All these functions implicitly work with data and model files created on the spot to interact with MSVMpack command-line tools. These files are created in the current directory and they also ensure that no data nor models are lost between Matlab sessions.

Models and data sets are stored as Matlab structures with self-explanatory fields.
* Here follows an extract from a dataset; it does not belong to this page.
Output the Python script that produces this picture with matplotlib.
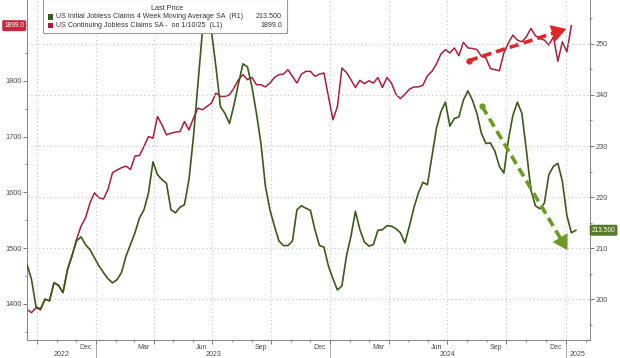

For instance a model is represented as:

model = 

                 name: 'mymsvm'
              version: 1.4000
                 type: 'WW'
             longtype: 'Weston and Watkins (WW)'
                    Q: 3
          kernel_type: 1
      kernel_longtype: 'Linear'
        nb_kernel_par: 0
           kernel_par: []
    training_set_name: 'mymsvm.train'
       training_error: 0.2167
              nb_data: 300
            dim_input: 2
                    C: [3x1 double]
        normalization: []
                    b: [3x1 double]
                alpha: [300x3 double]
                    X: [300x2 double]
                    Y: [300x1 double]
              SVindex: [166x1 double]

and the value of $\alpha_{ik}$ can be accessed as model.alpha(i,k).

Custom kernels.

The Matlab interface does not provide the possibility to add custom kernels implemented as Matlab code. The kernel must be implemented in C as described in section 3.3 and used by passing the corresponding '-k' option to trainmsvm.